• **Do this**
Only the lines from the start of the data to the line containing "const forestTicks = [-2,0,2,4];", both included, should be output, exactly and without pictures.

****************************************

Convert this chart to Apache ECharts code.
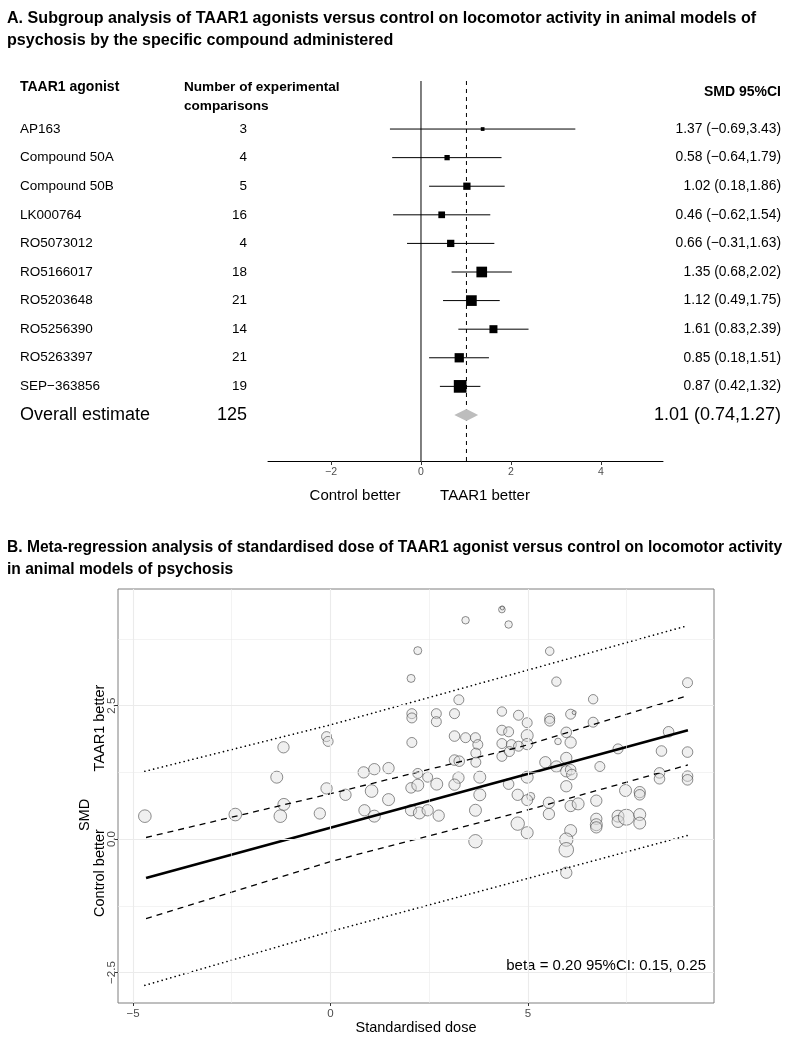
<!DOCTYPE html>
<html><head><meta charset="utf-8">
<script src="https://cdn.jsdelivr.net/npm/echarts@6/dist/echarts.min.js"></script>
<style>html,body{margin:0;padding:0;background:#fff}#c{width:789px;height:1048px}</style>
</head><body><div id="c"></div>
<script>
// ---------- Panel A data ----------
const agonists = ['AP163','Compound 50A','Compound 50B','LK000764','RO5073012','RO5166017','RO5203648','RO5256390','RO5263397','SEP\u2212363856'];
const comparisons = [3,4,5,16,4,18,21,14,21,19];
const smd = [1.37,0.58,1.02,0.46,0.66,1.35,1.12,1.61,0.85,0.87];
const ciLow = [-0.69,-0.64,0.18,-0.62,-0.31,0.68,0.49,0.83,0.18,0.42];
const ciHigh = [3.43,1.79,1.86,1.54,1.63,2.02,1.75,2.39,1.51,1.32];
const studyWeight = [14,28,53,45,53,114,114,64,86,161];
const overallN = 125;
const overallEst = 1.01, overallLow = 0.74, overallHigh = 1.27;
const forestTicks = [-2,0,2,4];

// ---------- Panel B data ----------
const doseX = [-4.70,-2.41,-1.36,-1.19,-1.18,-1.27,-0.27,-0.10,-0.06,-0.10,
0.38,0.84,1.11,1.47,1.04,1.47,0.86,1.11,2.04,2.21,
2.06,2.06,2.06,2.68,2.68,3.14,3.25,3.14,3.42,3.67,
3.73,3.68,3.68,3.14,3.26,2.21,2.46,2.69,2.04,2.21,
2.04,2.25,2.46,2.74,3.24,3.14,3.78,3.78,3.67,3.67,
3.42,4.34,4.35,4.51,4.34,4.34,4.51,4.34,4.58,4.34,
4.53,4.76,4.98,4.98,4.98,4.76,4.51,4.74,5.07,4.98,
4.98,4.74,4.98,5.55,5.72,5.55,5.55,6.08,6.17,5.97,
5.76,6.08,6.65,6.65,5.44,5.72,5.97,5.97,6.08,6.11,
5.97,5.53,5.53,6.08,6.27,6.82,6.73,7.28,6.08,5.97,
5.97,5.97,6.73,6.73,6.73,7.28,7.28,7.49,7.83,7.83,
7.47,7.83,7.83,8.56,8.38,9.04,8.33,8.33,9.04,9.04,
9.04];
const smdY = [0.43,0.46,1.16,1.72,0.65,0.43,0.48,1.92,1.83,0.95,
0.83,1.25,1.31,1.33,0.90,0.74,0.54,0.43,3.01,3.53,
2.35,2.27,1.81,2.35,2.20,2.35,2.61,1.93,1.90,1.90,
1.77,1.61,1.44,1.48,1.46,1.23,1.16,1.03,0.96,1.01,
0.54,0.49,0.54,0.44,1.15,1.02,1.16,0.83,0.54,-0.04,
4.10,4.30,4.33,4.02,2.39,2.04,2.01,1.79,1.77,1.55,
1.64,2.32,2.18,1.94,1.78,1.74,1.03,0.83,0.80,0.73,
1.16,0.29,0.12,3.52,2.95,2.26,2.21,2.34,2.37,2.00,
1.83,1.81,2.62,2.19,1.44,1.36,1.52,1.27,1.30,1.21,
0.99,0.68,0.47,0.62,0.66,1.36,0.72,1.69,0.16,-0.01,
-0.20,-0.63,0.38,0.27,0.22,0.43,0.33,0.41,0.46,0.30,
0.91,0.88,0.83,2.01,1.65,1.63,1.24,1.13,1.18,1.11,
2.93];
const precisionWeight = [40,40,36,32,36,40,32,25,25,32,
32,32,32,32,40,36,32,36,16,16,
25,25,25,25,25,25,25,28,25,25,
25,25,25,28,28,25,25,36,28,36,
32,36,32,32,32,32,36,36,36,45,
14,11,4,14,22,25,25,25,25,25,
25,25,25,36,32,25,28,32,16,30,
36,45,36,18,22,25,25,25,4,28,
11,32,22,25,32,32,32,32,28,28,
32,32,32,32,36,25,32,25,36,45,
53,32,32,36,32,36,36,64,36,36,
36,32,28,28,28,28,28,28,28,28,
25];
const fitX = [-4.67, 9.05];
const fitY = [-0.73, 2.04];
const ciBandX = [-4.67, 0, 4.87, 9.05];
const ciBandUpper = [0.03, 0.85, 1.74, 2.69];
const ciBandLower = [-1.49, -0.42, 0.52, 1.39];
const predX = [-4.70, 0, 9.05];
const predUpper = [1.27, 2.14, 4.00];
const predLower = [-2.74, -1.73, 0.07];
const xTicksB = [-5, 0, 5];
const yTicksB = [-2.5, 0, 2.5];
const gridMajorX = [-5, 0, 5], gridMinorX = [-2.5, 2.5, 7.5];
const gridMajorY = [-2.5, 0, 2.5], gridMinorY = [-1.25, 1.25, 3.75];

// ---------- helpers ----------
const FONT = '"Liberation Sans", Arial, Helvetica, sans-serif';
const neg = s => String(s).replace('-', '\u2212');
const f2 = v => (v < 0 ? '\u2212' : '') + Math.abs(v).toFixed(2);
const ciText = (e, l, h) => `${f2(e)} (${f2(l)},${f2(h)})`;
const A_YMIN = -1.68, A_YMAX = 11.61;

const chart = echarts.init(document.getElementById('c'), null, {renderer: 'canvas'});

const forestData = smd.map((v, i) => [i, v, ciLow[i], ciHigh[i], studyWeight[i]]);
const tableData = agonists.map((n, i) => [0, i]).concat([[0, agonists.length]]);
const scatterData = doseX.map((x, i) => [x, smdY[i], precisionWeight[i]]);

function mkText(x, y, text, size, opts) {
  opts = opts || {};
  return {type: 'text', x: x, y: y, silent: true,
    style: {text: text, font: (opts.bold ? 'bold ' : '') + size + 'px ' + FONT,
      fill: opts.fill || '#000', align: opts.align || 'left', verticalAlign: 'middle'}};
}

const gridLineSeries = (vals, axis, width) => ({
  type: 'line', xAxisIndex: 1, yAxisIndex: 1, data: [], silent: true, z: 1,
  markLine: {silent: true, symbol: 'none', animation: false, label: {show: false},
    lineStyle: {color: '#ebebeb', width: width, type: 'solid'},
    data: vals.map(v => ({[axis]: v}))}
});

const option = {
  animation: false,
  backgroundColor: '#fff',
  grid: [
    {left: 268, top: 81, width: 395, height: 380},
    {left: 118, top: 589, width: 596, height: 414, show: true, borderColor: '#7f7f7f', borderWidth: 1}
  ],
  xAxis: [
    {gridIndex: 0, type: 'value', min: -3.4, max: 5.378,
      axisLine: {show: true, onZero: false, lineStyle: {color: '#000', width: 1}},
      axisTick: {show: true, customValues: forestTicks, length: 4, lineStyle: {color: '#333'}},
      axisLabel: {customValues: forestTicks, formatter: v => neg(v), color: '#4d4d4d', fontSize: 10.5, fontFamily: FONT, margin: 6},
      splitLine: {show: false}},
    {gridIndex: 1, type: 'value', min: -5.38, max: 9.71,
      axisLine: {show: false, onZero: false},
      axisTick: {show: true, customValues: xTicksB, length: 3, lineStyle: {color: '#333'}},
      axisLabel: {customValues: xTicksB, formatter: v => neg(v), color: '#4d4d4d', fontSize: 11.5, fontFamily: FONT, margin: 5},
      splitLine: {show: false}}
  ],
  yAxis: [
    {gridIndex: 0, type: 'value', inverse: true, min: A_YMIN, max: A_YMAX, show: false},
    {gridIndex: 1, type: 'value', min: -3.07, max: 4.685,
      axisLine: {show: false, onZero: false},
      axisTick: {show: true, customValues: yTicksB, length: 3, lineStyle: {color: '#333'}},
      axisLabel: {customValues: yTicksB, rotate: 90, formatter: v => neg(v.toFixed(1)), color: '#4d4d4d', fontSize: 11.5, fontFamily: FONT, margin: 0},
      splitLine: {show: false}}
  ],
  series: [
    {type: 'line', xAxisIndex: 0, yAxisIndex: 0, data: [[0, A_YMIN], [0, A_YMAX]], symbol: 'none', silent: true,
      lineStyle: {color: '#000', width: 1}},
    {type: 'line', xAxisIndex: 0, yAxisIndex: 0, data: [[overallEst, A_YMIN], [overallEst, A_YMAX]], symbol: 'none', silent: true,
      lineStyle: {color: '#000', width: 1, type: [4, 4]}},
    {type: 'custom', xAxisIndex: 0, yAxisIndex: 0, data: forestData, silent: true, z: 5,
      renderItem: function (params, api) {
        const row = api.value(0);
        const pl = api.coord([api.value(2), row]);
        const ph = api.coord([api.value(3), row]);
        const pe = api.coord([api.value(1), row]);
        const s = Math.sqrt(api.value(4));
        return {type: 'group', children: [
          {type: 'line', shape: {x1: pl[0], y1: pl[1], x2: ph[0], y2: ph[1]}, style: {stroke: '#000', lineWidth: 1}},
          {type: 'rect', shape: {x: pe[0] - s / 2, y: pe[1] - s / 2, width: s, height: s}, style: {fill: '#000'}}
        ]};
      }},
    {type: 'custom', xAxisIndex: 0, yAxisIndex: 0, data: [[agonists.length, overallEst, overallLow, overallHigh]], silent: true, z: 5,
      renderItem: function (params, api) {
        const row = api.value(0);
        const pl = api.coord([api.value(2), row]);
        const ph = api.coord([api.value(3), row]);
        const pe = api.coord([api.value(1), row]);
        const h = 6;
        return {type: 'polygon', shape: {points: [[pl[0], pl[1]], [pe[0], pe[1] - h], [ph[0], ph[1]], [pe[0], pe[1] + h]]},
          style: {fill: '#bdbdbd'}};
      }},
    {type: 'custom', xAxisIndex: 0, yAxisIndex: 0, data: tableData, silent: true, z: 6,
      renderItem: function (params, api) {
        const i = params.dataIndex;
        const y = api.coord([0, api.value(1)])[1];
        if (i < agonists.length) {
          return {type: 'group', children: [
            mkText(20, y, agonists[i], 13.5),
            mkText(247, y, String(comparisons[i]), 13.5, {align: 'right'}),
            mkText(781, y, ciText(smd[i], ciLow[i], ciHigh[i]), 13.8, {align: 'right'})
          ]};
        }
        return {type: 'group', children: [
          mkText(20, y, 'Overall estimate', 18),
          mkText(247, y, String(overallN), 18, {align: 'right'}),
          mkText(781, y, ciText(overallEst, overallLow, overallHigh), 18, {align: 'right'})
        ]};
      }},
    gridLineSeries(gridMinorX, 'xAxis', 0.6),
    gridLineSeries(gridMinorY, 'yAxis', 0.6),
    gridLineSeries(gridMajorX, 'xAxis', 1.1),
    gridLineSeries(gridMajorY, 'yAxis', 1.1),
    {type: 'scatter', xAxisIndex: 1, yAxisIndex: 1, data: scatterData, z: 3, silent: true,
      symbolSize: v => 2 * Math.sqrt(v[2]),
      itemStyle: {color: 'rgba(220,220,220,0.55)', borderColor: 'rgba(70,70,70,0.85)', borderWidth: 0.9}},
    {type: 'line', xAxisIndex: 1, yAxisIndex: 1, data: fitX.map((x, i) => [x, fitY[i]]), symbol: 'none', z: 4, silent: true,
      lineStyle: {color: '#000', width: 2.6}},
    {type: 'line', xAxisIndex: 1, yAxisIndex: 1, data: ciBandX.map((x, i) => [x, ciBandUpper[i]]), symbol: 'none', z: 4, silent: true,
      lineStyle: {color: '#000', width: 1.3, type: [6, 5]}},
    {type: 'line', xAxisIndex: 1, yAxisIndex: 1, data: ciBandX.map((x, i) => [x, ciBandLower[i]]), symbol: 'none', z: 4, silent: true,
      lineStyle: {color: '#000', width: 1.3, type: [6, 5]}},
    {type: 'line', xAxisIndex: 1, yAxisIndex: 1, data: predX.map((x, i) => [x, predUpper[i]]), symbol: 'none', z: 4, silent: true,
      lineStyle: {color: '#000', width: 1.6, type: [0.1, 4.4], cap: 'round'}},
    {type: 'line', xAxisIndex: 1, yAxisIndex: 1, data: predX.map((x, i) => [x, predLower[i]]), symbol: 'none', z: 4, silent: true,
      lineStyle: {color: '#000', width: 1.6, type: [0.1, 4.4], cap: 'round'}}
  ],
  graphic: [
    mkText(7, 19, 'A. Subgroup analysis of TAAR1 agonists versus control on locomotor activity in animal models of', 16.1, {bold: true}),
    mkText(7, 41, 'psychosis by the specific compound administered', 16.1, {bold: true}),
    mkText(20, 87, 'TAAR1 agonist', 14, {bold: true}),
    mkText(184, 87, 'Number of experimental', 13.6, {bold: true}),
    mkText(184, 106, 'comparisons', 13.6, {bold: true}),
    mkText(781, 92, 'SMD 95%CI', 14, {bold: true, align: 'right'}),
    mkText(355, 496, 'Control better', 15, {align: 'center'}),
    mkText(485, 496, 'TAAR1 better', 15, {align: 'center'}),
    mkText(7, 548, 'B. Meta-regression analysis of standardised dose of TAAR1 agonist versus control on locomotor activity', 15.6, {bold: true}),
    mkText(7, 570, 'in animal models of psychosis', 15.6, {bold: true}),
    Object.assign(mkText(85, 815, 'SMD', 14.5, {align: 'center'}), {rotation: Math.PI / 2}),
    Object.assign(mkText(100, 728, 'TAAR1 better', 14.5, {align: 'center'}), {rotation: Math.PI / 2}),
    Object.assign(mkText(100, 873, 'Control better', 14.5, {align: 'center'}), {rotation: Math.PI / 2}),
    mkText(416, 1028, 'Standardised dose', 14.5, {align: 'center'}),
    mkText(706, 966, 'beta = 0.20 95%CI: 0.15, 0.25', 15, {align: 'right'})
  ]
};
chart.setOption(option);
</script>
</body></html>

****************************************

• **Problem solution**
Convert this chart to Apache ECharts code.
<!DOCTYPE html>
<html><head><meta charset="utf-8">
<script src="https://cdn.jsdelivr.net/npm/echarts@6/dist/echarts.min.js"></script>
<style>html,body{margin:0;padding:0;background:#fff}#c{width:789px;height:1048px}</style>
</head><body><div id="c"></div>
<script>
// ---------- Panel A data ----------
const agonists = ['AP163','Compound 50A','Compound 50B','LK000764','RO5073012','RO5166017','RO5203648','RO5256390','RO5263397','SEP\u2212363856'];
const comparisons = [3,4,5,16,4,18,21,14,21,19];
const smd = [1.37,0.58,1.02,0.46,0.66,1.35,1.12,1.61,0.85,0.87];
const ciLow = [-0.69,-0.64,0.18,-0.62,-0.31,0.68,0.49,0.83,0.18,0.42];
const ciHigh = [3.43,1.79,1.86,1.54,1.63,2.02,1.75,2.39,1.51,1.32];
const studyWeight = [14,28,53,45,53,114,114,64,86,161];
const overallN = 125;
const overallEst = 1.01, overallLow = 0.74, overallHigh = 1.27;
const forestTicks = [-2,0,2,4];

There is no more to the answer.